BEGIN Material provided

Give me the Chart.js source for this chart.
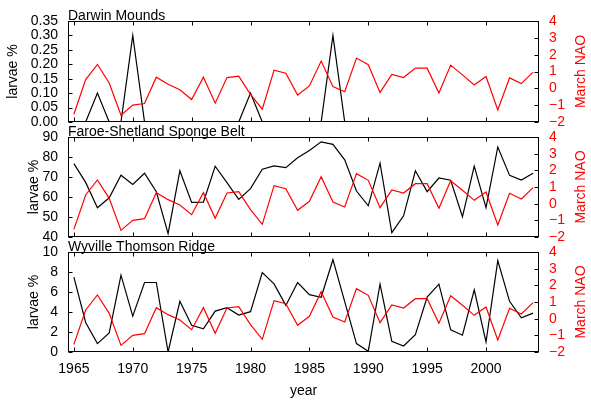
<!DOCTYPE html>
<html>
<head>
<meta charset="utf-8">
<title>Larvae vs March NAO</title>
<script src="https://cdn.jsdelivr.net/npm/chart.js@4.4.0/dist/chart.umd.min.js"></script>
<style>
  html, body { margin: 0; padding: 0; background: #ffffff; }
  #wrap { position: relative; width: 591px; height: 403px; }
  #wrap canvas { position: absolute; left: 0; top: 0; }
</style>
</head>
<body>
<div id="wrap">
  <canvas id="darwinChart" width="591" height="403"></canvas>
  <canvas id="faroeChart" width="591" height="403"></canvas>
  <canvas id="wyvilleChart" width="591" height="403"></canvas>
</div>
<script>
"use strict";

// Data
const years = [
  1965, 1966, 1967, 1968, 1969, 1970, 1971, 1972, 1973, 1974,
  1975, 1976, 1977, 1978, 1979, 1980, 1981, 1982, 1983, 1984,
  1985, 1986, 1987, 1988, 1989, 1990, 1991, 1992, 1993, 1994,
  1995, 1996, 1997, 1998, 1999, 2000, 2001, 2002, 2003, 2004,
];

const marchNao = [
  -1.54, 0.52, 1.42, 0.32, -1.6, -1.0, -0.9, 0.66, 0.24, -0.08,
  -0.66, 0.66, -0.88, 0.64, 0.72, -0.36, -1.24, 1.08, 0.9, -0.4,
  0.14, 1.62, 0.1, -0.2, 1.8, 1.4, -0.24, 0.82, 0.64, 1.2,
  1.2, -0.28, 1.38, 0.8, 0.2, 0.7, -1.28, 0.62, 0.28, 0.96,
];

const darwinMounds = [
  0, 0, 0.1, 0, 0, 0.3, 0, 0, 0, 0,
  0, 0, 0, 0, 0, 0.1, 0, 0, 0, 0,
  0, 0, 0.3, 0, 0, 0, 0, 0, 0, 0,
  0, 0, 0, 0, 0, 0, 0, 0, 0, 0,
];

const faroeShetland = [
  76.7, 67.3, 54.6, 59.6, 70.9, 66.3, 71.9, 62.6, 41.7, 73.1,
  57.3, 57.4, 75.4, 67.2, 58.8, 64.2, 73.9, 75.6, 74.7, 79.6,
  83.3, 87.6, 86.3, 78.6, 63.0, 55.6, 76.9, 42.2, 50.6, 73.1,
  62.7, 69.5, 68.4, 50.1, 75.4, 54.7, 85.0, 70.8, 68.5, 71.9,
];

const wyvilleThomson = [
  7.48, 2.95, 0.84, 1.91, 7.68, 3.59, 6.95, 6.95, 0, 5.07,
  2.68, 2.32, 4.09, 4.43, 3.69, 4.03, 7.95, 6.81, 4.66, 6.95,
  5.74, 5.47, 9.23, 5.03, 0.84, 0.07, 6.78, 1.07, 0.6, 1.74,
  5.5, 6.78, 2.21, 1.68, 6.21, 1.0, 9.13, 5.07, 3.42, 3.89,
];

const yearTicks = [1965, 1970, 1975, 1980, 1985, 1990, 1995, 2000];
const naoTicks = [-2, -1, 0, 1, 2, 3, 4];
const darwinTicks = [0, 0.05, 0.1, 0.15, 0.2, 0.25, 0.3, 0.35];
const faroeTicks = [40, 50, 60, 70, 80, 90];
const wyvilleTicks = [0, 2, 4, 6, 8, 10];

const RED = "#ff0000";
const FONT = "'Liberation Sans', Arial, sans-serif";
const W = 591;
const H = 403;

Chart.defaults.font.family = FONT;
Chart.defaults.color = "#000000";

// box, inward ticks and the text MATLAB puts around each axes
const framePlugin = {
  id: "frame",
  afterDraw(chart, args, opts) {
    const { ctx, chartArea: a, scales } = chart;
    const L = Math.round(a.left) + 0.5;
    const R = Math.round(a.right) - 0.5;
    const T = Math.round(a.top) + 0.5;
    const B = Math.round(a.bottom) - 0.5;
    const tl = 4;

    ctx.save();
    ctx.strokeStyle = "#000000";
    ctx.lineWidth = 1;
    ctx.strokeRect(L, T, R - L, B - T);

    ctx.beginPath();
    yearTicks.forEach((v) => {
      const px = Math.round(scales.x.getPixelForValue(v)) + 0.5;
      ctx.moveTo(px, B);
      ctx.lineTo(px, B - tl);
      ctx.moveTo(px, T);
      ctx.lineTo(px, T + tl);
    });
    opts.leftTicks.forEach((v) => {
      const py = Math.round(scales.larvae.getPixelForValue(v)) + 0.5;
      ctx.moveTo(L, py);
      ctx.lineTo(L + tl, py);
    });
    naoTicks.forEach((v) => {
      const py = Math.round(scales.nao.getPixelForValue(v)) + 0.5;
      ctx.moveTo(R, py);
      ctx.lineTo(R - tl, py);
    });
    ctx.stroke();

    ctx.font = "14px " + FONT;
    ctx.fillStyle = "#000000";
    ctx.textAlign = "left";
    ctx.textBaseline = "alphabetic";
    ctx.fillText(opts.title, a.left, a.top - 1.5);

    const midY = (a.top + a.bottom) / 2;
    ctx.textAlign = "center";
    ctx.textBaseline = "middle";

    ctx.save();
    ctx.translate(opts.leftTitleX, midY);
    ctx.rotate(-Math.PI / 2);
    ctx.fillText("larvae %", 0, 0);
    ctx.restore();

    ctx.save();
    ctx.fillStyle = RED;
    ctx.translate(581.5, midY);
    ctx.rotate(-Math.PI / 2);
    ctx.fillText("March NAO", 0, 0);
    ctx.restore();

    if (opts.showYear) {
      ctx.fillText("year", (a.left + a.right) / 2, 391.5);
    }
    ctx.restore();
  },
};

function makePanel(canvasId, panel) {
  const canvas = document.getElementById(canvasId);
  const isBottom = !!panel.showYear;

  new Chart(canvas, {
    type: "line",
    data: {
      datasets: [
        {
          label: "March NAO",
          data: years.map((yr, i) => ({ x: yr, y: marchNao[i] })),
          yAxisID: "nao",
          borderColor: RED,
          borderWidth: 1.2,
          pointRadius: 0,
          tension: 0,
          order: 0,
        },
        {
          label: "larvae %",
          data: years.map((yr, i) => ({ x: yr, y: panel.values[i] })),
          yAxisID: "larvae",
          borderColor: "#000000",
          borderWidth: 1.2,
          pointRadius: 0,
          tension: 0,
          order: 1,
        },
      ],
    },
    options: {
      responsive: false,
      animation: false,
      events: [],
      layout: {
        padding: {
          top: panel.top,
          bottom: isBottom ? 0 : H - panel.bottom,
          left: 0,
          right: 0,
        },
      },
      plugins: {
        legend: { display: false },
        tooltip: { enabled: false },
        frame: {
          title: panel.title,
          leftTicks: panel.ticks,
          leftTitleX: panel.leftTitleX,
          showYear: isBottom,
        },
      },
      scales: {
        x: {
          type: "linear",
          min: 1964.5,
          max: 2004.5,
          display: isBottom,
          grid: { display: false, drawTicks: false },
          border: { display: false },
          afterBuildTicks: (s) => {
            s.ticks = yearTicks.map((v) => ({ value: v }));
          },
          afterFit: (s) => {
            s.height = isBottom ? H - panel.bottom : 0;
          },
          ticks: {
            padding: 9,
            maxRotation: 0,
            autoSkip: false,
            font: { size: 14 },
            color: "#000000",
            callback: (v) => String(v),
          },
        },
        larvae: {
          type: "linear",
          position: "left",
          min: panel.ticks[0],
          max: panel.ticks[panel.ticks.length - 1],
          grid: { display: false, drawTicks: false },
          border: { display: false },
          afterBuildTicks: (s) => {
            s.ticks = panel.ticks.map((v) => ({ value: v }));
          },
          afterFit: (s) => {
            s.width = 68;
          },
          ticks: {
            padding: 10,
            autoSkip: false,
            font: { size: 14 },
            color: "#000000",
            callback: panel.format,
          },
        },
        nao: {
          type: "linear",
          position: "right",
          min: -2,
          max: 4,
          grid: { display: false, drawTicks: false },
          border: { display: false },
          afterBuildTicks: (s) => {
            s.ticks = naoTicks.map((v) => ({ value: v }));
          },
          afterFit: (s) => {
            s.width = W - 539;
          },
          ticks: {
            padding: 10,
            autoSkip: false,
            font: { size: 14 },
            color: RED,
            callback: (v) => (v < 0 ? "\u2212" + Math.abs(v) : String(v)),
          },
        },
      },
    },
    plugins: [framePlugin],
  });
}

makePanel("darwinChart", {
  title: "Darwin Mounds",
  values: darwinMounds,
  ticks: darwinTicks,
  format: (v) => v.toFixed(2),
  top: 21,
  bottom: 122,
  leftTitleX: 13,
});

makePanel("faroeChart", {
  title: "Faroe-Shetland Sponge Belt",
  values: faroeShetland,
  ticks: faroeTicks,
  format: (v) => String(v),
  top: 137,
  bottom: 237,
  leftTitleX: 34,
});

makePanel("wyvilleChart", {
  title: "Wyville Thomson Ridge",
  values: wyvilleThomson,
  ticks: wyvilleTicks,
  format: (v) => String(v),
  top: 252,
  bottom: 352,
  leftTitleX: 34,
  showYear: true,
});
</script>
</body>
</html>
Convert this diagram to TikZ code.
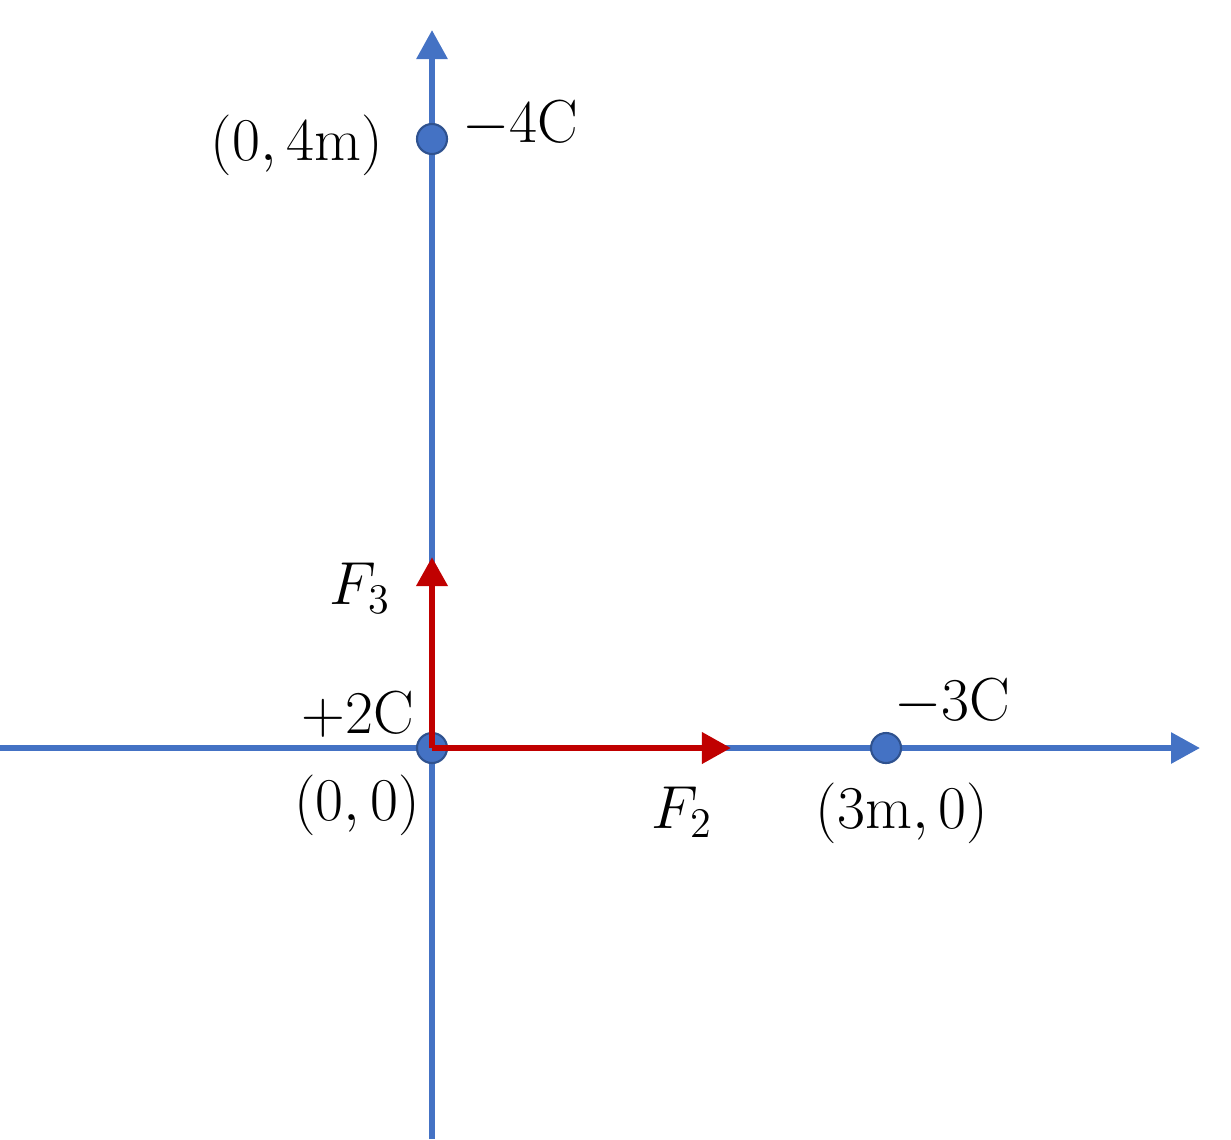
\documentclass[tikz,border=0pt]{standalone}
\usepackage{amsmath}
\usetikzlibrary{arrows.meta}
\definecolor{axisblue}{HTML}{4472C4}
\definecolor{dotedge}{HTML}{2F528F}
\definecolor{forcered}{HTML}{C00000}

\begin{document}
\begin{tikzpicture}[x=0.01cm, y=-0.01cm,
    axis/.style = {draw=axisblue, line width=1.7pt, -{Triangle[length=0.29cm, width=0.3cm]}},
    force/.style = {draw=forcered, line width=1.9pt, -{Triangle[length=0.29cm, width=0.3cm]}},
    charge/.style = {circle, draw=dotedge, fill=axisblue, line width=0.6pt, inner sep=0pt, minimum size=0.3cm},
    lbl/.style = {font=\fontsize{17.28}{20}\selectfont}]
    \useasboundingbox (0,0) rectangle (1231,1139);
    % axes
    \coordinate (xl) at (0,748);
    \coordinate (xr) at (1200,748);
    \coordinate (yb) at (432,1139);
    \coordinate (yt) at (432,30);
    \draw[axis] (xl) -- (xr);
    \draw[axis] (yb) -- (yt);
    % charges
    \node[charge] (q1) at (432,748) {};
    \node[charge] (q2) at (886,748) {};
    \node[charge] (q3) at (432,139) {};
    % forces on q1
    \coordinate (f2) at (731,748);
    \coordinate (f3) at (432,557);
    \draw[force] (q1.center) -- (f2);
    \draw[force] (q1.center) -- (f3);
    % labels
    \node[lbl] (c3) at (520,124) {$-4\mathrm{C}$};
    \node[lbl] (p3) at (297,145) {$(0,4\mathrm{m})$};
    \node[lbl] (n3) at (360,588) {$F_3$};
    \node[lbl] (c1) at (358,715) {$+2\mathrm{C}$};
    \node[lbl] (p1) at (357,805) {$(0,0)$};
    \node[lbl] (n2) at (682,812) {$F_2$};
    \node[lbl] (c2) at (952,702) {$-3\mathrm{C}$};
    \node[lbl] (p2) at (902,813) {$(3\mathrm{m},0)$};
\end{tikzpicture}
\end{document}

END Material provided

Job
Find the lines holding "this" and list every one.

Answer in full
Give me the Chart.js source for this chart.
Convert this diagram to TikZ code.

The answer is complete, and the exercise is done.